Recorded information ▸
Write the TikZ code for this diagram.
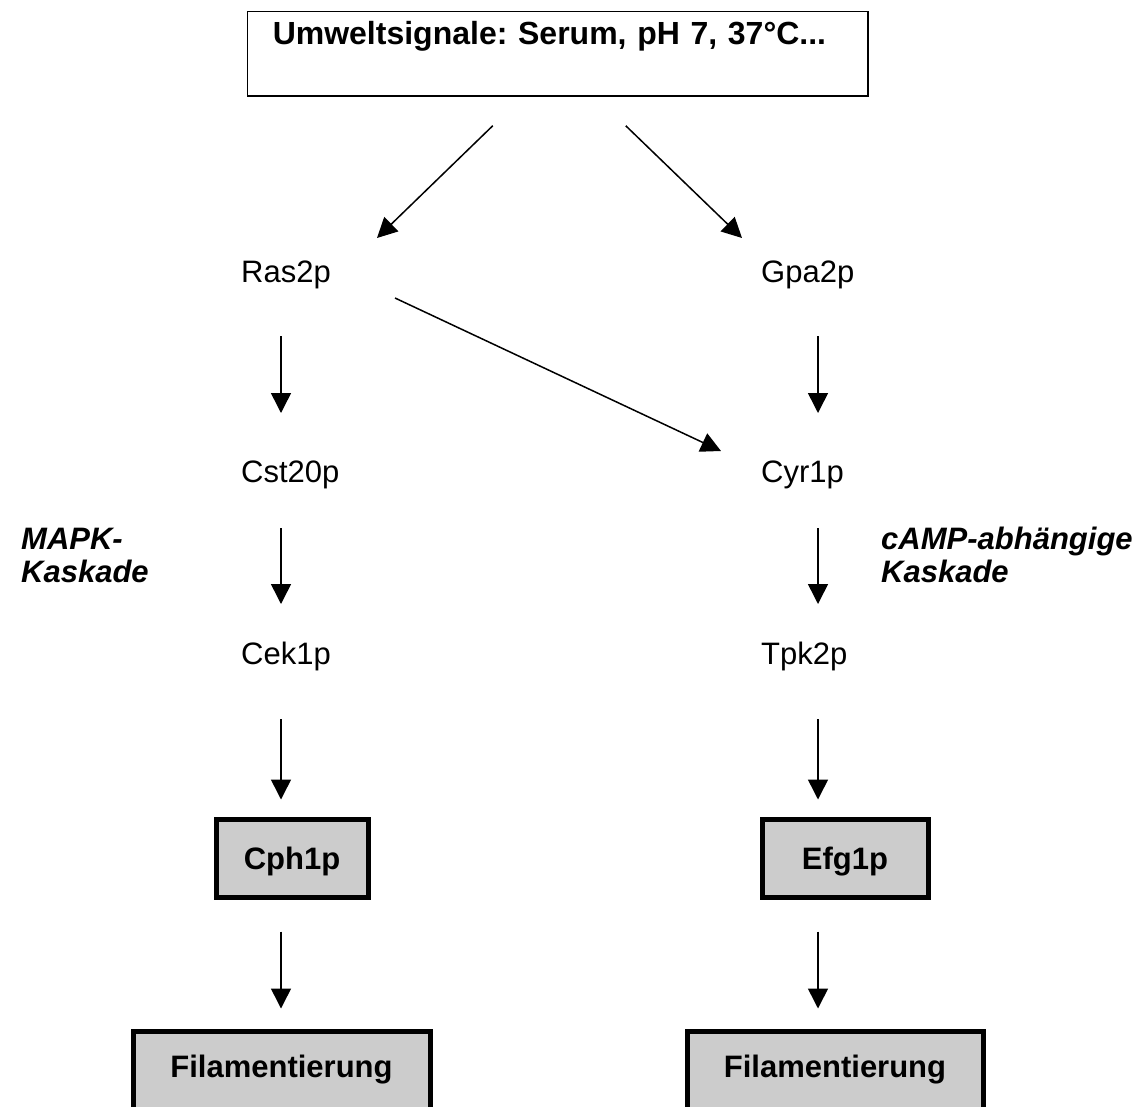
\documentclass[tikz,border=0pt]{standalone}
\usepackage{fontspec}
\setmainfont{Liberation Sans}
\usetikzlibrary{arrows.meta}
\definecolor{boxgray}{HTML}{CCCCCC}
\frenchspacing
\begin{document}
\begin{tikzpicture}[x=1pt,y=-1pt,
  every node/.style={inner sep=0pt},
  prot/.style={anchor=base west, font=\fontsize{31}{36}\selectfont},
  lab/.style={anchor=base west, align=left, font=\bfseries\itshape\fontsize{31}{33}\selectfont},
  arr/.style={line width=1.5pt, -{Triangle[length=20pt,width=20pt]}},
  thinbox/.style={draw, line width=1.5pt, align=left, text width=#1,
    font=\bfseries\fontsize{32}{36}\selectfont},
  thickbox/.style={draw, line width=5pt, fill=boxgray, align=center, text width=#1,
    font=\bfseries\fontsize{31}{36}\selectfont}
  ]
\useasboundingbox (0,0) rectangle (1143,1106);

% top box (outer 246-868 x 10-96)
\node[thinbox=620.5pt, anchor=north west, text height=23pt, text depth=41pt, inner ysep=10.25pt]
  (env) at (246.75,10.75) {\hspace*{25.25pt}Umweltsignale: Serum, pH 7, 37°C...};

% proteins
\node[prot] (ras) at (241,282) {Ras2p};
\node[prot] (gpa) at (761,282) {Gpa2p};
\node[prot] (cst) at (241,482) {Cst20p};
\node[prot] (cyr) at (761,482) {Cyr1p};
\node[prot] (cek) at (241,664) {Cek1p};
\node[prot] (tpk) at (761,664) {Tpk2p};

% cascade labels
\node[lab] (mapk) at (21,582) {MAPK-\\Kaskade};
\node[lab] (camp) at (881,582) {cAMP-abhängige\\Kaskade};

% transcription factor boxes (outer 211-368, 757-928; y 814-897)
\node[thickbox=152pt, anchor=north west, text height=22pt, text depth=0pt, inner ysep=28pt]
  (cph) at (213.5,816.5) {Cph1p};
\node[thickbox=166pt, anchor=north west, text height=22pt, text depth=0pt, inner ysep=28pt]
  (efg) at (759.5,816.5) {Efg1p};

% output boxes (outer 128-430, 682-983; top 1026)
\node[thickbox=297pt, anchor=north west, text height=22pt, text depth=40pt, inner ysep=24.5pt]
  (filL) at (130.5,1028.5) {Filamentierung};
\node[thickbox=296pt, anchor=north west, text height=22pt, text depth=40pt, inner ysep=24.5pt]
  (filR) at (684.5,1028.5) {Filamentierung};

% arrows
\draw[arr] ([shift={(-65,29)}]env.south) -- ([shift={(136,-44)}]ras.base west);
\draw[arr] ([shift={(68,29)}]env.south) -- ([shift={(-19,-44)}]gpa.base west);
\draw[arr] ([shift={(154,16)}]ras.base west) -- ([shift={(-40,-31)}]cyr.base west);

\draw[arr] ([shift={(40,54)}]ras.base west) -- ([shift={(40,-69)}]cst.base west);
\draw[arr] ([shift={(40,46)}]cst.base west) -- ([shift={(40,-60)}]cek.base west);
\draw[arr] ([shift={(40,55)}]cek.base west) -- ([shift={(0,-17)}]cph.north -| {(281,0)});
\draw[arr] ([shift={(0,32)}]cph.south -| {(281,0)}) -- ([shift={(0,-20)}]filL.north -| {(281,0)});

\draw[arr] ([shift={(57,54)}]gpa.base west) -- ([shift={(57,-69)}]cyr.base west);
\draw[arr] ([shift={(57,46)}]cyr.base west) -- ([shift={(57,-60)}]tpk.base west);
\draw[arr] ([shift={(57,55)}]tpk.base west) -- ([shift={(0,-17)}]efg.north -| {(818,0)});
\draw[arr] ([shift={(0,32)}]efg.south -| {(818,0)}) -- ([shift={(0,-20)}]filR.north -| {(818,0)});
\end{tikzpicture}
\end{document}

Work required ▸
Print, exactly as written, the lines above from the first one to the one containing "(camp) at (881,582)". Leave out pictures.

The response ▸
Write the TikZ code for this diagram.
\documentclass[tikz,border=0pt]{standalone}
\usepackage{fontspec}
\setmainfont{Liberation Sans}
\usetikzlibrary{arrows.meta}
\definecolor{boxgray}{HTML}{CCCCCC}
\frenchspacing
\begin{document}
\begin{tikzpicture}[x=1pt,y=-1pt,
  every node/.style={inner sep=0pt},
  prot/.style={anchor=base west, font=\fontsize{31}{36}\selectfont},
  lab/.style={anchor=base west, align=left, font=\bfseries\itshape\fontsize{31}{33}\selectfont},
  arr/.style={line width=1.5pt, -{Triangle[length=20pt,width=20pt]}},
  thinbox/.style={draw, line width=1.5pt, align=left, text width=#1,
    font=\bfseries\fontsize{32}{36}\selectfont},
  thickbox/.style={draw, line width=5pt, fill=boxgray, align=center, text width=#1,
    font=\bfseries\fontsize{31}{36}\selectfont}
  ]
\useasboundingbox (0,0) rectangle (1143,1106);

% top box (outer 246-868 x 10-96)
\node[thinbox=620.5pt, anchor=north west, text height=23pt, text depth=41pt, inner ysep=10.25pt]
  (env) at (246.75,10.75) {\hspace*{25.25pt}Umweltsignale: Serum, pH 7, 37°C...};

% proteins
\node[prot] (ras) at (241,282) {Ras2p};
\node[prot] (gpa) at (761,282) {Gpa2p};
\node[prot] (cst) at (241,482) {Cst20p};
\node[prot] (cyr) at (761,482) {Cyr1p};
\node[prot] (cek) at (241,664) {Cek1p};
\node[prot] (tpk) at (761,664) {Tpk2p};

% cascade labels
\node[lab] (mapk) at (21,582) {MAPK-\\Kaskade};
\node[lab] (camp) at (881,582) {cAMP-abhängige\\Kaskade};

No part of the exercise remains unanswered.